By Vladimir Soldatkin and Katya Golubkova
ST PETERSBURG, Russia (Reuters) -Russia’s Nord Stream 2 gas pipeline is ready to start pumping gas to Germany and the final stretch will be completed as the new U.S. administration seeks good relations with “key partners in Europe,” President Vladimir Putin said on Friday.
Successive U.S. administrations have imposed sanctions to try to block the project that will ship gas directly from Russia to Germany, bypassing Western ally Ukraine.
Russia’s Gazprom has pressed ahead with building the pipeline after U.S. sanctions left it without a Western pipe-laying company in late 2019, but the administration of U.S. President Joe Biden last month waived some sanctions.
“I think it should be completed especially given that the new U.S. administration speaks of its intention to build up good relations with its key partners in Europe,” Putin told a forum in St Petersburg. “How can you build good relations with your partners and neglect their interests? This is a nonsense.”
Russia has finished laying pipes for the Nord Stream 2 first line and is set to finish the second one within two months, Putin said. Less than 100 kilometers (62 miles) are left to complete the project, Deputy Prime Minister Alexander Novak said.
Once Nord Stream 2 is finished, it will double the existing route’s annual volume to 110 billion cubic meters and increase European energy dependency on Russia.
It also competes with shipments of U.S. liquefied natural gas and Biden has described the project as a “bad deal” for Europe.
But he explained the waiving of some sanctions last month by saying the project was nearly complete, and that continuing sanctions could have harmed ties with Europe.
Germany has advocated the project, while Ukraine is a strong opponent and sees it as a means for Moscow to exert political pressure and depriving Kyiv of transit fees.
Gazprom will start filling the first line with gas as soon as Germany grants its approval, Putin said.
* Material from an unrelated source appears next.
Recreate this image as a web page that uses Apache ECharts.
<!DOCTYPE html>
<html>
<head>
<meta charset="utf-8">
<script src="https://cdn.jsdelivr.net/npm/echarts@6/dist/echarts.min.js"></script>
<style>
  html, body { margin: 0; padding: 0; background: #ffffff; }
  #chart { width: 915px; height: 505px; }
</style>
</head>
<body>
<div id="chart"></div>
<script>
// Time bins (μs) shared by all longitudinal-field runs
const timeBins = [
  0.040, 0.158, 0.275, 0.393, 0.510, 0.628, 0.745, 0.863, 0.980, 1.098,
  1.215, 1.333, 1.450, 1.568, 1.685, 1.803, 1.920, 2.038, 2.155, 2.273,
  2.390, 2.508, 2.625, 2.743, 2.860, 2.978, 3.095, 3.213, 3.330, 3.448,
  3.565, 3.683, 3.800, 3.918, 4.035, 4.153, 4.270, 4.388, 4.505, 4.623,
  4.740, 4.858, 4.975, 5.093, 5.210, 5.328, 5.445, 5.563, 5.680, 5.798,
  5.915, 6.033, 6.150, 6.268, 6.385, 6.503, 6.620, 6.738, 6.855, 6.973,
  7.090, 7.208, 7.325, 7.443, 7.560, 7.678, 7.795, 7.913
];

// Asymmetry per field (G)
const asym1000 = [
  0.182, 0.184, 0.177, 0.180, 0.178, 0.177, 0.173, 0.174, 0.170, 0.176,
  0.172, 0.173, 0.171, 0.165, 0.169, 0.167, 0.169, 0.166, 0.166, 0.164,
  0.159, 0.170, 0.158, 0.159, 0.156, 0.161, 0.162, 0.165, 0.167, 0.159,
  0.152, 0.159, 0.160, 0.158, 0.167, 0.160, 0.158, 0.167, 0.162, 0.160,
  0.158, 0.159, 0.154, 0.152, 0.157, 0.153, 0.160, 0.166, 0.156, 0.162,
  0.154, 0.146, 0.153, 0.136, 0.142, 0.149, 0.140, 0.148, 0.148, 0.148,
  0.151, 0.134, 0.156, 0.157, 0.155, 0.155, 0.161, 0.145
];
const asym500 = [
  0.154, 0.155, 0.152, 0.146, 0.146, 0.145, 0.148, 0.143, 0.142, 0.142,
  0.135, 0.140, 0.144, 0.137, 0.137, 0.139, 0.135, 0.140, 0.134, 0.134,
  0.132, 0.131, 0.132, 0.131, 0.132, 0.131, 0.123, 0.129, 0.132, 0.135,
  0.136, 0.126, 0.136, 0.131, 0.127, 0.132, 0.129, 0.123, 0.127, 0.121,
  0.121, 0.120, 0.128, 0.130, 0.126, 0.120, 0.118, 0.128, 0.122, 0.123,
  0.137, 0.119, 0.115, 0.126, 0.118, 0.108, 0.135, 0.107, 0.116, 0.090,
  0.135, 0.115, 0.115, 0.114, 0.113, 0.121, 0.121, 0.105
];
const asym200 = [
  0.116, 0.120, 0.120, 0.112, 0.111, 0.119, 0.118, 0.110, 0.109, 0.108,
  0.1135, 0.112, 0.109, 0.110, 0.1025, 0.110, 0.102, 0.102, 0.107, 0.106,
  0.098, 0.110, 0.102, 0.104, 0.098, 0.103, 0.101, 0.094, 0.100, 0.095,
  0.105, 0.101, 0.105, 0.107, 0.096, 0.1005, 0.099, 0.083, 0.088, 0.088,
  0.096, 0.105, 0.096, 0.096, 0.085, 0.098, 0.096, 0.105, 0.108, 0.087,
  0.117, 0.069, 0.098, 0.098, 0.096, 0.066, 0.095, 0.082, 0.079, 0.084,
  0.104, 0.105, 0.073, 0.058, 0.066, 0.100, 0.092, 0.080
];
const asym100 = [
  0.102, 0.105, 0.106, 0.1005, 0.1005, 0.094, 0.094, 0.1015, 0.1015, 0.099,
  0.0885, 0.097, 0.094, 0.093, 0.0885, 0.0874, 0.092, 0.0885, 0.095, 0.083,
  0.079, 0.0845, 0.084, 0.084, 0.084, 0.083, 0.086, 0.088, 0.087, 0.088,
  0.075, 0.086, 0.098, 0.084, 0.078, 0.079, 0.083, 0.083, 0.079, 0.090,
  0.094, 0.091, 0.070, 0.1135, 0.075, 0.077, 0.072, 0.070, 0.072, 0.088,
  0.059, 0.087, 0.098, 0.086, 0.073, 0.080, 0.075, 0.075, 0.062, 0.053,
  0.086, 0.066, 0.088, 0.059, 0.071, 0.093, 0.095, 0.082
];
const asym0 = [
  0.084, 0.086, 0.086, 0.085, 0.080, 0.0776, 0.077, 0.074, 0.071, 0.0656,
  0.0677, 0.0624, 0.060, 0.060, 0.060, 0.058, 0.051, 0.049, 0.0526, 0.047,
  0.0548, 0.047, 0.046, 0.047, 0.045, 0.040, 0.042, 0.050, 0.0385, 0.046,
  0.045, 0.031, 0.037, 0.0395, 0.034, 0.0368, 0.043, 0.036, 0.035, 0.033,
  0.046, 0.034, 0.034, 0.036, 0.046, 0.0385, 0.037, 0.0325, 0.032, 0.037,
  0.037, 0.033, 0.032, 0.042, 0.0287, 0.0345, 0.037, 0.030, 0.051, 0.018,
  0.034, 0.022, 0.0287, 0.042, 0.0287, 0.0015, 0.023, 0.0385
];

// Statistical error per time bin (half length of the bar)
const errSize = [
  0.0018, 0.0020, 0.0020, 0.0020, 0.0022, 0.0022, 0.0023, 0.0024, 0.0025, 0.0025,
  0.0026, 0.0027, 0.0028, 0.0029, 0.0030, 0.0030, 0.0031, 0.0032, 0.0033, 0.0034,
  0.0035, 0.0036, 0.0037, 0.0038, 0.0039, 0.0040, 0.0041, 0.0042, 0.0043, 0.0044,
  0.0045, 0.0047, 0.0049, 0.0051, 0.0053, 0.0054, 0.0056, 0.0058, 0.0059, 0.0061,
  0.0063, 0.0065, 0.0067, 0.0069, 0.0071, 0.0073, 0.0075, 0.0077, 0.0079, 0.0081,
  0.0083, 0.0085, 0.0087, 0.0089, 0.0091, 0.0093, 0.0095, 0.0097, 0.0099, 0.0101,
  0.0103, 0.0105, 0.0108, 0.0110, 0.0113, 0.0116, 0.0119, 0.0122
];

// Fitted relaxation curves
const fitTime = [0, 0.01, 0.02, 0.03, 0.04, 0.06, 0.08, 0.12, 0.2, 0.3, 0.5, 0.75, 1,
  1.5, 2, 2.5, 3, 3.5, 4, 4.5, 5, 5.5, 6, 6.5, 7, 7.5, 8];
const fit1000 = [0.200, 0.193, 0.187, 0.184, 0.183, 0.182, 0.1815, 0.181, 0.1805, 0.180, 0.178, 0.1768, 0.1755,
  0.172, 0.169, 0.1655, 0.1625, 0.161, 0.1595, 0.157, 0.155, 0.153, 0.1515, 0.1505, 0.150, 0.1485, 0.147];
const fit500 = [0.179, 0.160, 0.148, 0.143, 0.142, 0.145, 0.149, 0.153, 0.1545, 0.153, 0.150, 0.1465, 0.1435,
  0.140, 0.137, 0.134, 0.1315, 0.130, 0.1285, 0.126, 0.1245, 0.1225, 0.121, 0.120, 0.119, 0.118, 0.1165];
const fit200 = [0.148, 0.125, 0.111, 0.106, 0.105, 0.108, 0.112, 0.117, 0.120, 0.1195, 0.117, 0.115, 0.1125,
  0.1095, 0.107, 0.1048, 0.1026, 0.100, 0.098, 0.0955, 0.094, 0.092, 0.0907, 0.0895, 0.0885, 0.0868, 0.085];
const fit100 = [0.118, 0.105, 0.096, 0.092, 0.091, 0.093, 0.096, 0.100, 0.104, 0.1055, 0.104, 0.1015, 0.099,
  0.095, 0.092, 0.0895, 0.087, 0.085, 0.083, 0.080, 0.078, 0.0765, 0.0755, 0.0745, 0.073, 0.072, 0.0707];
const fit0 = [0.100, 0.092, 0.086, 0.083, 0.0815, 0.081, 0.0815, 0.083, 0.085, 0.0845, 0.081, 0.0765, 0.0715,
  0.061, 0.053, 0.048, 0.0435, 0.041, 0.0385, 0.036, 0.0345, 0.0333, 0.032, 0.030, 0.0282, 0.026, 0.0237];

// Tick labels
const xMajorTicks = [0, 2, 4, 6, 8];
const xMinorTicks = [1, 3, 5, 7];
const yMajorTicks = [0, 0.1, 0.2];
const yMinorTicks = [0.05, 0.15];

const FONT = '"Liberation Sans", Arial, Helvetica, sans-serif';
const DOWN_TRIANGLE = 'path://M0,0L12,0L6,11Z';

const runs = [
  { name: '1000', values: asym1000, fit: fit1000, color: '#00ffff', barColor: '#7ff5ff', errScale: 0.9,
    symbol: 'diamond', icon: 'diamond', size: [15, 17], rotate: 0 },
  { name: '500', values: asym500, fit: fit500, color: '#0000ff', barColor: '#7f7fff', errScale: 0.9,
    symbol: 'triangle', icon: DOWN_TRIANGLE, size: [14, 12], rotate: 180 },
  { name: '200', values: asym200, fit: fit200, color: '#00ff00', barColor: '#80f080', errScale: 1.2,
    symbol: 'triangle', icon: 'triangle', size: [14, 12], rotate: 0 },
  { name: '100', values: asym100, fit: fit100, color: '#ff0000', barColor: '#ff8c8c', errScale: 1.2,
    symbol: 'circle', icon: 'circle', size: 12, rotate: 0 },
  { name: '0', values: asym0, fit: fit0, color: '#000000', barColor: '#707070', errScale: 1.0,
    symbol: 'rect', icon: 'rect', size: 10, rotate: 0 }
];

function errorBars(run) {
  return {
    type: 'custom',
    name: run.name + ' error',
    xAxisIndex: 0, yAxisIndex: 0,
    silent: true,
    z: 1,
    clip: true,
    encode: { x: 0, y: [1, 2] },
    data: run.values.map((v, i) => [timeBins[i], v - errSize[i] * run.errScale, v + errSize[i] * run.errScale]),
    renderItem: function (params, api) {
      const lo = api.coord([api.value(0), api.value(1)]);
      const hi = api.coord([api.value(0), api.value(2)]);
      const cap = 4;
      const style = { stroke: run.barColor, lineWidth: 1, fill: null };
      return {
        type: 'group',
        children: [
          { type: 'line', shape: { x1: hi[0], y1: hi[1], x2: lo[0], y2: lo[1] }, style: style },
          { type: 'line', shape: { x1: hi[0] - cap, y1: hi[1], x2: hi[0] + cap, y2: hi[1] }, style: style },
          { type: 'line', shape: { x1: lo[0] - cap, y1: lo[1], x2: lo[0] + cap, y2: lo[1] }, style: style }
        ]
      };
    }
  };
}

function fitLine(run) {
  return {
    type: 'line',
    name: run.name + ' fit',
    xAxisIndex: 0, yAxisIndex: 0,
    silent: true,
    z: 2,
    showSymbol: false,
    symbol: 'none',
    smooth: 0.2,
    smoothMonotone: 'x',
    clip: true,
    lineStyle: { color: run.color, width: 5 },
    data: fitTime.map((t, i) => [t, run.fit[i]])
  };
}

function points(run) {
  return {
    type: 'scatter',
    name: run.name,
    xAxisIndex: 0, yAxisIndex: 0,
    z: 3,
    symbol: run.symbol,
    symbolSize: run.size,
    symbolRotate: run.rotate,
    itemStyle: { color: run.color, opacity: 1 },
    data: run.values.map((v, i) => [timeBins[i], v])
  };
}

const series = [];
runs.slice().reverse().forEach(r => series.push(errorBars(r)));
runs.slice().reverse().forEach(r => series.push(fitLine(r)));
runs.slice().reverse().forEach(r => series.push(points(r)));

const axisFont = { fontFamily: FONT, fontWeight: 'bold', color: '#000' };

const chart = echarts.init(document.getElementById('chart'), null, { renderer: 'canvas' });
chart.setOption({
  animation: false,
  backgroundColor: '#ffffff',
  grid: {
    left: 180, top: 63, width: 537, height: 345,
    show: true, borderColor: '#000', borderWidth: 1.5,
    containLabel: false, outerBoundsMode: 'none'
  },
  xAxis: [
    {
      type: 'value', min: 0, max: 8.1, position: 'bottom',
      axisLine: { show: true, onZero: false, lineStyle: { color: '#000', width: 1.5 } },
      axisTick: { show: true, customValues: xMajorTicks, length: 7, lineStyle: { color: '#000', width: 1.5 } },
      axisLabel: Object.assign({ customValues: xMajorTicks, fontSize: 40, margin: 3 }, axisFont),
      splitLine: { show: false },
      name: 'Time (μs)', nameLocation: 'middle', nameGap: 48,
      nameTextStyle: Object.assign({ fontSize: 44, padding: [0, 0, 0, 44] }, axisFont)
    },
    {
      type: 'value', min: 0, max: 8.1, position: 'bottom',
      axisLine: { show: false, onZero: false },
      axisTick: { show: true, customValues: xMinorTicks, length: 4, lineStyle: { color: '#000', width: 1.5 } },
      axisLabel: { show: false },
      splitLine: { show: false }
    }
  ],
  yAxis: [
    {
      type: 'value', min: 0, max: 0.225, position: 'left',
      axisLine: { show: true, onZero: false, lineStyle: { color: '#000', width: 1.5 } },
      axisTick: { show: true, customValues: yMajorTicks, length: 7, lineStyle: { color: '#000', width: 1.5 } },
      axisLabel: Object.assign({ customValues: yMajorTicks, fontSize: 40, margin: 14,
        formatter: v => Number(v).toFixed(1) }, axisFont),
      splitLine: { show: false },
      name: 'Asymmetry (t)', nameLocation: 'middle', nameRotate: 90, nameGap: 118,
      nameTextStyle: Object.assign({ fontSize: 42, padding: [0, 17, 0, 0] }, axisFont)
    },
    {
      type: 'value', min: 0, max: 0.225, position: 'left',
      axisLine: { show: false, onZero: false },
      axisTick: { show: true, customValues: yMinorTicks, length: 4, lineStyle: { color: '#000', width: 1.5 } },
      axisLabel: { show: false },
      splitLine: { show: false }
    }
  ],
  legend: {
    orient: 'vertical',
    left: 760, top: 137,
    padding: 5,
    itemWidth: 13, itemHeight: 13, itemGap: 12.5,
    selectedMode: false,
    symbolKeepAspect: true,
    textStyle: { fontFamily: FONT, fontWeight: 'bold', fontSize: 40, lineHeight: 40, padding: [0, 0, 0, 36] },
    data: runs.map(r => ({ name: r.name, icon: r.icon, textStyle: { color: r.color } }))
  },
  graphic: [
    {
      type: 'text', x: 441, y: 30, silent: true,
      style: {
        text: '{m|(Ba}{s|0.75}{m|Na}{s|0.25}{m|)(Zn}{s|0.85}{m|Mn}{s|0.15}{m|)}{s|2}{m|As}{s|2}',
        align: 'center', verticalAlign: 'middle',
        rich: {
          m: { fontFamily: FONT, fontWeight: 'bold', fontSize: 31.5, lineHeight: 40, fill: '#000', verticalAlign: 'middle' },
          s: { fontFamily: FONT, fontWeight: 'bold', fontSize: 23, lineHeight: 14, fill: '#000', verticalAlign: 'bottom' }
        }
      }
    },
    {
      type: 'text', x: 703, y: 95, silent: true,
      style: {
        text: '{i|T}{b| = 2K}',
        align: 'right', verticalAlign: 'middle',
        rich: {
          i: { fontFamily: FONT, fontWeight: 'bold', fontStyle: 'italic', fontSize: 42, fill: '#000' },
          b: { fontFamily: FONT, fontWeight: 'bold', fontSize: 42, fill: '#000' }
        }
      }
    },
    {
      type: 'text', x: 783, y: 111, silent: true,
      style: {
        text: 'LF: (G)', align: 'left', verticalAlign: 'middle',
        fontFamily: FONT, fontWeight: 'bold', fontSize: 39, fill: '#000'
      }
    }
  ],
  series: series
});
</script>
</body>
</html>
Gazprom shares rallied after the announcement, adding 0.75% and reaching 274 roubles ($3.76) per share, their highest since mid-2008.
As governments and investors ratchet up the pressure to decarbonize the fuel mix, fossil fuel energy is losing market share to renewable power, but Putin was bullish about demand and said that the Nord Stream 2 was a clean project as it did not involve fracking.
Russian gas supplies to Europe are seen exceeding 200 bcm this year and may rise by as much as 50 bcm in the next decade, Putin said. Ukraine must show good will if it wants Russian gas transit to Europe and the related fees to remain, he said.